Implementation companion to Resource Efficient Perception for Vision Systems. The work targets high-resolution vision under tight GPU memory: images are processed in patches, combined with a global context, and fed to downstream heads so models can be trained and deployed on large fields of view—including on resource-constrained hardware (e.g. Jetson-class devices). Results are reported across seven benchmarks spanning classification, object detection, and segmentation.
| Path | Description |
|---|---|
classification_detection_patchgd/ |
PatchGD for classification (patchGD.py, oursPatchGDv1.py, …) and detection (detection.py, fcos.py).
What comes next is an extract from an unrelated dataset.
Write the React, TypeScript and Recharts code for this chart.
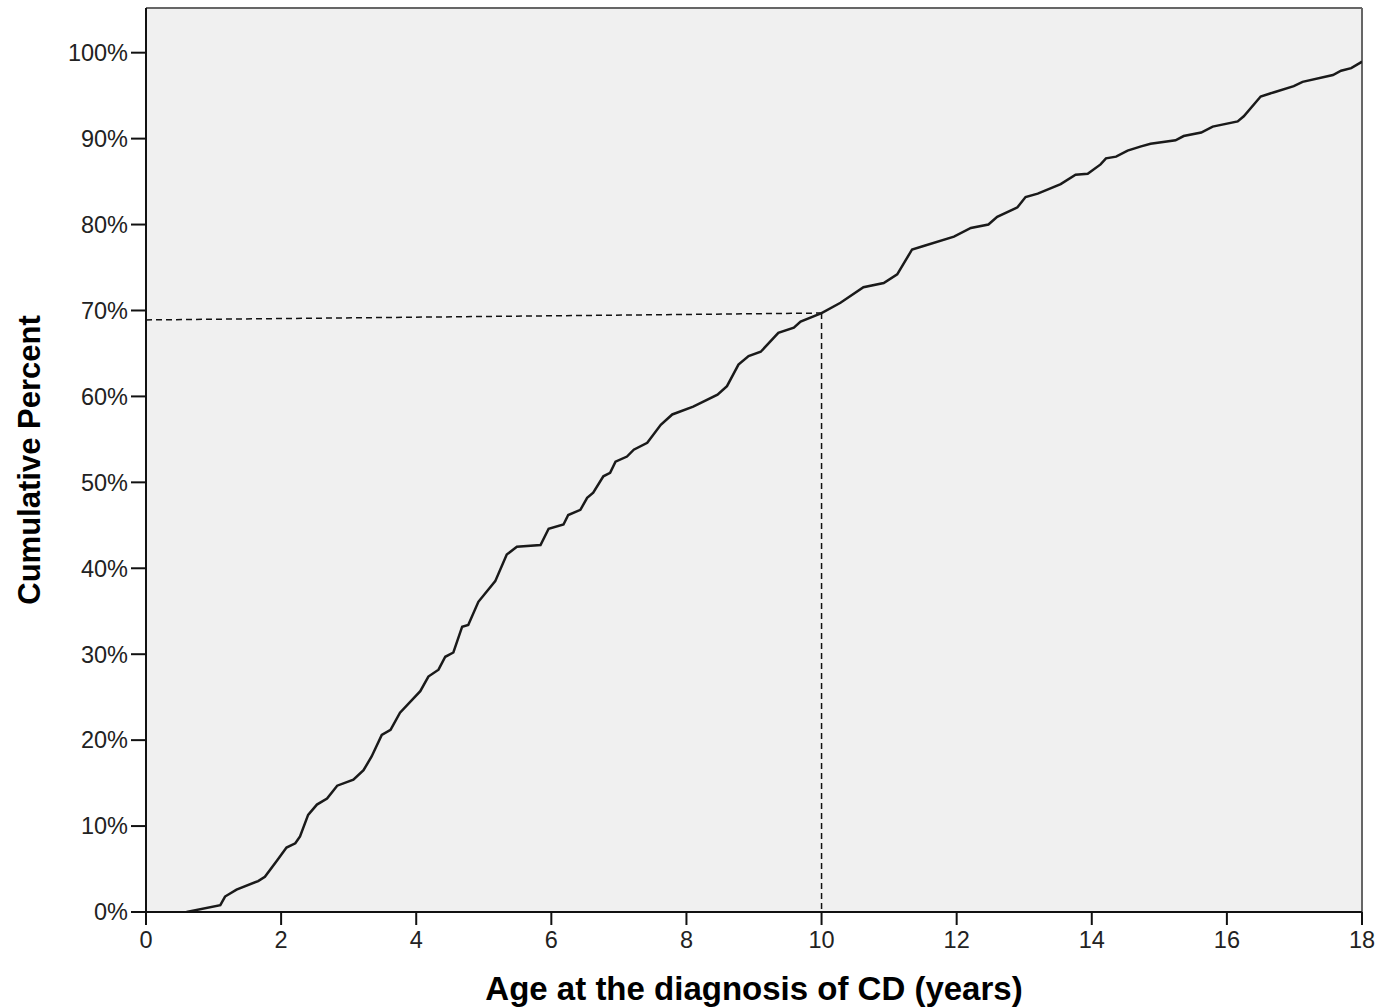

See classification_detection_patchgd/README.md. |
segmentation_patchgd/ |
PatchGD-style segmentation experiments. |
1. Python 3 (3.8+ recommended).
2. PyTorch — install the wheel that matches your CUDA or CPU from pytorch.org.
3. Per subproject
-
Classification & detection (this repo’s PatchGD scripts):
cd classification_detection_patchgd pip install -r requirements.txtDependencies covered:
torch/torchvision,Pillow,numpy,opencv-python,matplotlib,torchmetrics,fvcore,pytorch-warmup,ultralytics. (Installtorchfirst as above.) -
Segmentation subfolder (pinned stack used there):
pip install -r segmentation_patchgd/requirements.txt
Before training, set basePath in classification_detection_patchgd/constants.py to your data root.
- Image classification (PatchGD, UltraMNIST, PANDA, ImageFolder datasets such as AID)
- Object detection (FCOS + patch-based features)
- Image segmentation (see
segmentation_patchgd/)
@article{subramanyam2024resource,
title={Resource Efficient Perception for Vision Systems},
author={Subramanyam, A V and Singal, Niyati and Verma, Vinay K},
journal={arXiv preprint arXiv:2405.07166},
year={2024}
}This repository studies localized, memory-bounded perception: patch-based computation preserves fine structure while global context stabilizes semantics, enabling competitive accuracy on large images within practical memory budgets.